Either way, we the people of Oyo State will not enjoy the so-called dividends of democracy – all because our leaders do not see beyond their noses.
While the Supreme Court’s decision is worthy of celebration because our hitherto spineless judiciary is beginning to show some backbone, and this judgment in particular, curbing the excesses of the state’s House of Assembly, will serve as lesson to all of our dubious legislatures across the country in the long run, it is instructive to note that the people of Oyo State have been denied proper governance since Ladoja and Adedibu began their feud in 2003. And they will be denied peaceful and proper governance for some time as the battle seems to have just begun.

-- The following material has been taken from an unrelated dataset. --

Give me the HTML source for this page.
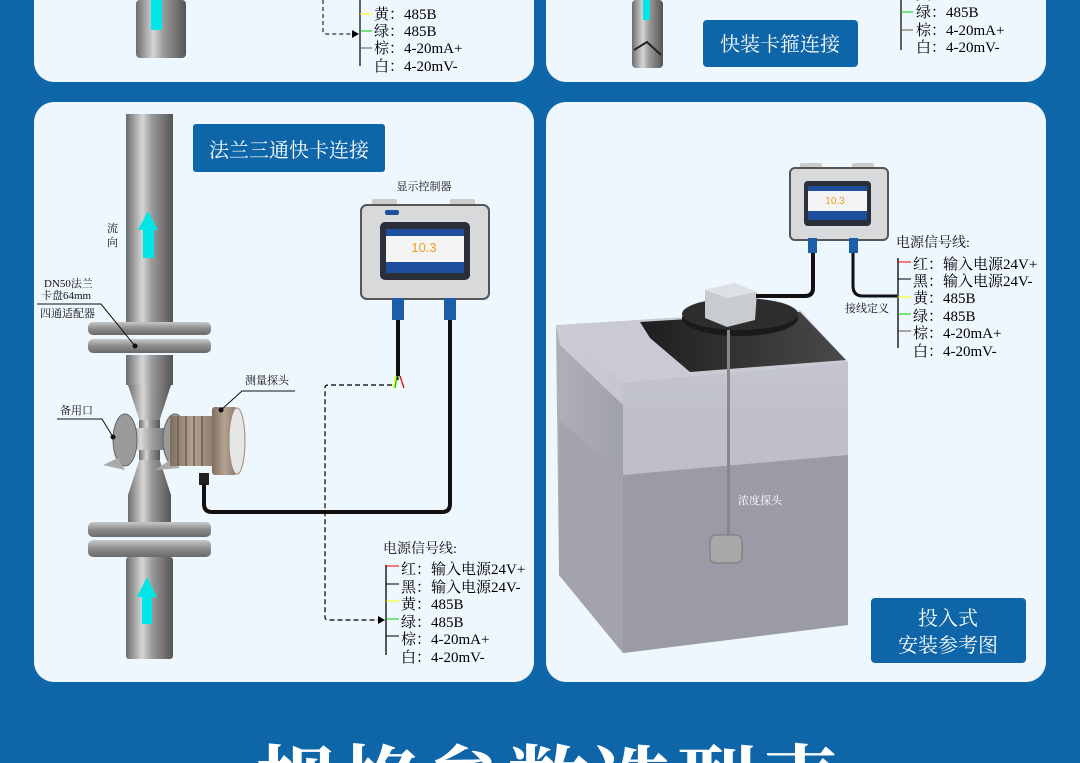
<!DOCTYPE html>
<html><head><meta charset="utf-8"><style>
html,body{margin:0;padding:0;width:1080px;height:763px;overflow:hidden;}
body{background:#0e66a8;position:relative;font-family:"Liberation Serif","Noto Serif CJK SC",serif;}
svg{position:absolute;left:0;top:0;}
.clip{position:absolute;left:0;top:735px;width:1080px;height:28px;overflow:hidden;}
.big{position:absolute;left:255px;top:10px;font-size:82px;font-weight:bold;color:#fff;letter-spacing:2px;line-height:1;white-space:nowrap;font-family:"Liberation Serif","Noto Serif CJK SC",serif;}
</style></head><body>
<svg width="1080" height="763" viewBox="0 0 1080 763" font-family="Liberation Serif, Noto Serif CJK SC, serif">
<defs>
<linearGradient id="pipe" x1="0" x2="1" y1="0" y2="0">
<stop offset="0" stop-color="#6d6d6d"/><stop offset="0.35" stop-color="#d6d6d6"/><stop offset="0.55" stop-color="#9a9a9a"/><stop offset="1" stop-color="#555"/></linearGradient>
<linearGradient id="flg" x1="0" x2="0" y1="0" y2="1">
<stop offset="0" stop-color="#c9c9c9"/><stop offset="0.5" stop-color="#8c8c8c"/><stop offset="1" stop-color="#6a6a6a"/></linearGradient>
<linearGradient id="probe" x1="0" x2="1"><stop offset="0" stop-color="#7d6e60"/><stop offset="0.5" stop-color="#b3a292"/><stop offset="1" stop-color="#8b7a6a"/></linearGradient>
<linearGradient id="tankF" x1="0" x2="0" y1="0" y2="1"><stop offset="0" stop-color="#c4c5d0"/><stop offset="1" stop-color="#a5a6b2"/></linearGradient>
<linearGradient id="tankL" x1="0" x2="1"><stop offset="0" stop-color="#aeafbb"/><stop offset="1" stop-color="#a0a1ad"/></linearGradient>
<linearGradient id="inner" x1="0" x2="1"><stop offset="0" stop-color="#1e1e1e"/><stop offset="1" stop-color="#4a4a4a"/></linearGradient>
</defs>
<rect x="34" y="-30" width="500" height="112" rx="20" fill="#eef6fe"/>
<rect x="546" y="-30" width="500" height="112" rx="20" fill="#eef6fe"/>
<rect x="34" y="102" width="500" height="580" rx="20" fill="#eef6fe"/>
<rect x="546" y="102" width="500" height="580" rx="20" fill="#eef6fe"/>

<rect x="136" y="0" width="50" height="58" rx="4" fill="url(#pipe)"/>
<rect x="151" y="0" width="11" height="30" fill="#00e5e5"/>
<line x1="360" y1="0" x2="360" y2="66" stroke="#000" stroke-width="1.2"/>
<path d="M323 0 V31 Q323 34 326 34 H352" fill="none" stroke="#000" stroke-dasharray="4,3" stroke-width="1"/>
<path d="M352 30 L359 34 L352 38Z" fill="#000"/>
<line x1="360" y1="14" x2="372" y2="14" stroke="#ff0"/>
<line x1="360" y1="31" x2="372" y2="31" stroke="#0c0"/>
<line x1="360" y1="48" x2="372" y2="48" stroke="#654"/>
<g font-size="15" fill="#000">
<text x="374" y="-2">黑：输入电源24V+</text>
<text x="374" y="19">黄：485B</text>
<text x="374" y="36">绿：485B</text>
<text x="374" y="53">棕：4-20mA+</text>
<text x="374" y="71">白：4-20mV-</text>
</g>

<rect x="632" y="0" width="31" height="68" rx="4" fill="url(#pipe)"/>
<rect x="643" y="0" width="7" height="20" fill="#00e5e5"/>
<path d="M634 50 L647 42 L661 55" stroke="#222" stroke-width="2" fill="none"/>
<rect x="703" y="20" width="155" height="47" rx="4" fill="#0e66a8"/>
<text x="780" y="51" font-size="20" fill="#fff" text-anchor="middle">快装卡箍连接</text>
<line x1="901" y1="0" x2="901" y2="50" stroke="#000" stroke-width="1.2"/>
<line x1="901" y1="12" x2="913" y2="12" stroke="#0c0"/>
<line x1="901" y1="30" x2="913" y2="30" stroke="#654"/>
<g font-size="15" fill="#000">
<text x="916" y="-1">黄：485B</text>
<text x="916" y="17">绿：485B</text>
<text x="916" y="35">棕：4-20mA+</text>
<text x="916" y="52">白：4-20mV-</text>
</g>

<rect x="193" y="124" width="192" height="48" rx="3" fill="#0e66a8"/>
<text x="289" y="157" font-size="20" fill="#fff" text-anchor="middle">法兰三通快卡连接</text>
<rect x="126" y="114" width="47" height="210" fill="url(#pipe)"/>
<rect x="126" y="355" width="47" height="30" fill="url(#pipe)"/>
<path d="M128 385 H171 L158 425 H141Z" fill="url(#pipe)"/>
<path d="M141 455 H158 L171 495 H128Z" fill="url(#pipe)"/>
<rect x="139" y="420" width="21" height="40" fill="url(#pipe)"/>
<rect x="128" y="495" width="43" height="28" fill="url(#pipe)"/>
<rect x="126" y="557" width="47" height="102" rx="3" fill="url(#pipe)"/>
<rect x="88" y="322" width="123" height="13" rx="5" fill="url(#flg)"/>
<rect x="88" y="339" width="123" height="14" rx="5" fill="url(#flg)"/>
<rect x="88" y="522" width="123" height="15" rx="5" fill="url(#flg)"/>
<rect x="88" y="540" width="123" height="17" rx="5" fill="url(#flg)"/>
<rect x="143" y="228" width="11" height="30" fill="#00e5e5"/>
<path d="M138 230 L148 211 L158 230Z" fill="#00e5e5"/>
<rect x="142" y="595" width="10" height="29" fill="#00e5e5"/>
<path d="M137 597 L147 577 L157 597Z" fill="#00e5e5"/>
<rect x="120" y="428" width="60" height="22" fill="url(#pipe)"/>
<ellipse cx="125" cy="440" rx="12" ry="26" fill="#9a9a9a" stroke="#666"/>
<ellipse cx="175" cy="440" rx="12" ry="26" fill="#9a9a9a" stroke="#666"/>
<path d="M103 465 L118 458 L125 470Z" fill="#aaa"/>
<path d="M155 470 L170 460 L180 468Z" fill="#aaa"/>
<rect x="170" y="416" width="45" height="50" fill="url(#probe)"/>
<g stroke="#6a5d50" stroke-width="1.5"><line x1="178" y1="416" x2="178" y2="466"/><line x1="186" y1="416" x2="186" y2="466"/><line x1="194" y1="416" x2="194" y2="466"/><line x1="202" y1="416" x2="202" y2="466"/></g>
<rect x="212" y="407" width="25" height="68" rx="3" fill="url(#probe)"/>
<ellipse cx="237" cy="441" rx="8" ry="33" fill="#e6e6e6" stroke="#9a8a7a"/>
<rect x="199" y="473" width="10" height="12" fill="#222"/>
<path d="M204 484 V504 Q204 512 212 512 H442 Q450 512 450 504 V320" fill="none" stroke="#111" stroke-width="4"/>
<line x1="398" y1="320" x2="398" y2="380" stroke="#111" stroke-width="4"/>
<g stroke-width="1.3" fill="none"><path d="M393 388 L396 376" stroke="#ff0"/><path d="M395 388 L397 376" stroke="#0c0"/><path d="M400 388 L399 376" stroke="#fff"/><path d="M404 388 L400 376" stroke="#e00"/></g>
<path d="M392 385 H328 Q325 385 325 388 V617 Q325 620 328 620 H378" fill="none" stroke="#000" stroke-dasharray="5,3" stroke-width="1.2"/>
<path d="M378 616 L385 620 L378 624Z" fill="#000"/>
<text x="424" y="190" font-size="11" fill="#111" text-anchor="middle">显示控制器</text>
<rect x="372" y="199" width="25" height="8" rx="2" fill="#ccc"/>
<rect x="450" y="199" width="25" height="8" rx="2" fill="#ccc"/>
<rect x="361" y="205" width="128" height="94" rx="6" fill="#d8d9db" stroke="#555" stroke-width="2"/>
<rect x="380" y="222" width="90" height="58" rx="5" fill="#2a2f3a"/>
<rect x="386" y="229" width="78" height="44" fill="#f4f4f4"/>
<rect x="386" y="229" width="78" height="7" fill="#1d4f9c"/>
<rect x="386" y="262" width="78" height="11" fill="#1d4f9c"/>
<text x="424" y="252" font-size="13" fill="#f0a020" text-anchor="middle" font-family="Liberation Sans, sans-serif">10.3</text>
<rect x="385" y="210" width="14" height="5" rx="2" fill="#1d4f9c"/>
<rect x="392" y="298" width="12" height="22" fill="#1d5ea8"/>
<rect x="444" y="298" width="12" height="22" fill="#1d5ea8"/>
<g font-size="11" fill="#111">
<text x="107" y="232">流</text><text x="107" y="246">向</text>
<text x="44" y="287">DN50法兰</text>
<text x="41" y="299">卡盘64mm</text>
<text x="40" y="317">四通适配器</text>
<text x="60" y="414">备用口</text>
<text x="245" y="384">测量探头</text>
</g>
<g stroke="#111" stroke-width="1" fill="none">
<path d="M37 304 H101 L135 346"/>
<path d="M57 419 H102 L113 437"/>
<path d="M295 391 H242 L221 410"/>
</g>
<circle cx="135" cy="346" r="2.5" fill="#111"/><circle cx="113" cy="437" r="2.5" fill="#111"/><circle cx="221" cy="410" r="2.5" fill="#111"/>
<text x="383" y="553" font-size="14" fill="#111">电源信号线:</text>
<line x1="386" y1="565" x2="386" y2="655" stroke="#000" stroke-width="1.3"/>
<line x1="386" y1="566" x2="399" y2="566" stroke="#e00"/>
<line x1="386" y1="584" x2="399" y2="584" stroke="#000"/>
<line x1="386" y1="601" x2="399" y2="601" stroke="#ff0"/>
<line x1="386" y1="619" x2="399" y2="619" stroke="#0c0"/>
<line x1="386" y1="636" x2="399" y2="636" stroke="#000"/>
<g font-size="15" fill="#000">
<text x="401" y="574">红：输入电源24V+</text>
<text x="401" y="592">黑：输入电源24V-</text>
<text x="401" y="609">黄：485B</text>
<text x="401" y="627">绿：485B</text>
<text x="401" y="644">棕：4-20mA+</text>
<text x="401" y="662">白：4-20mV-</text>
</g>

<polygon points="556,325 623,382 623,653 559,575" fill="url(#tankL)"/>
<polygon points="623,382 848,362 848,625 623,653" fill="url(#tankF)"/>
<polygon points="556,325 800,310 848,362 623,382" fill="#c9cad3"/>
<polygon points="640,322 800,312 846,360 690,372 650,338" fill="url(#inner)"/>
<polygon points="556,325 623,382 623,405 560,345" fill="#dfe0e6" opacity="0.6"/>
<polygon points="623,405 848,385 848,455 623,475" fill="#c0c1cc" opacity="0.7"/>
<polygon points="623,475 848,455 848,625 623,653" fill="#9a9ba7"/>
<polygon points="559,420 623,475 623,653 559,575" fill="#a2a3af"/>
<ellipse cx="740" cy="318" rx="58" ry="18" fill="#1a1a1a"/>
<ellipse cx="740" cy="314" rx="58" ry="16" fill="#2d2d2d"/>
<polygon points="705,290 735,283 757,292 755,320 727,327 705,318" fill="#c8cbd0"/>
<polygon points="705,290 735,283 757,292 727,298" fill="#dde0e4"/>
<rect x="727" y="330" width="3" height="205" fill="#888"/>
<rect x="710" y="535" width="32" height="28" rx="6" fill="#a8a8a8" stroke="#777"/>
<text x="738" y="504" font-size="11" fill="#fff">浓度探头</text>
<rect x="800" y="163" width="22" height="7" rx="2" fill="#ccc"/>
<rect x="852" y="163" width="22" height="7" rx="2" fill="#ccc"/>
<rect x="790" y="168" width="98" height="72" rx="5" fill="#d8d9db" stroke="#555" stroke-width="2"/>
<rect x="804" y="181" width="67" height="45" rx="4" fill="#2a2f3a"/>
<rect x="808" y="186" width="59" height="34" fill="#f4f4f4"/>
<rect x="808" y="186" width="59" height="5" fill="#1d4f9c"/>
<rect x="808" y="211" width="59" height="9" fill="#1d4f9c"/>
<text x="835" y="204" font-size="10" fill="#f0a020" text-anchor="middle" font-family="Liberation Sans, sans-serif">10.3</text>
<rect x="808" y="238" width="9" height="15" fill="#1d5ea8"/>
<rect x="849" y="238" width="9" height="15" fill="#1d5ea8"/>
<path d="M813 253 V288 Q813 296 805 296 H756" fill="none" stroke="#111" stroke-width="4"/>
<path d="M853 253 V286 Q853 296 863 296 H897" fill="none" stroke="#111" stroke-width="3"/>
<text x="845" y="312" font-size="11" fill="#111">接线定义</text>
<text x="896" y="247" font-size="14" fill="#111">电源信号线:</text>
<line x1="898" y1="258" x2="898" y2="348" stroke="#000" stroke-width="1.3"/>
<line x1="898" y1="262" x2="911" y2="262" stroke="#e00"/>
<line x1="898" y1="279" x2="911" y2="279" stroke="#000"/>
<line x1="898" y1="297" x2="911" y2="297" stroke="#ff0"/>
<line x1="898" y1="314" x2="911" y2="314" stroke="#0c0"/>
<line x1="898" y1="331" x2="911" y2="331" stroke="#654"/>
<g font-size="15" fill="#000">
<text x="913" y="269">红：输入电源24V+</text>
<text x="913" y="286">黑：输入电源24V-</text>
<text x="913" y="303">黄：485B</text>
<text x="913" y="321">绿：485B</text>
<text x="913" y="338">棕：4-20mA+</text>
<text x="913" y="356">白：4-20mV-</text>
</g>
<rect x="871" y="598" width="155" height="65" rx="4" fill="#0e66a8"/>
<text x="948" y="625" font-size="20" fill="#fff" text-anchor="middle">投入式</text>
<text x="948" y="652" font-size="20" fill="#fff" text-anchor="middle">安装参考图</text>
</svg>
<div class="clip"><div class="big">规格参数选型表</div></div>
</body></html>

“A people,” they say, “deserve whatever government they have.” In Oyo State, we have ceased to put forth our “A Team” for government. Not even our “B Team” is in government today. In a state replete with talented managers of people and resources; brilliant people from Fiditi to Lanlate; from Oyo town to Oke Ogun; from Ibadan to Ogbomosho – people imbued with the natural ability to weave together pieces of torn societies and people committed to our communal sense of unity – we have our “D Team” running around Government House, Agodi, pretending to be governing us. We truly deserve this bunch of ne’er-do-wells.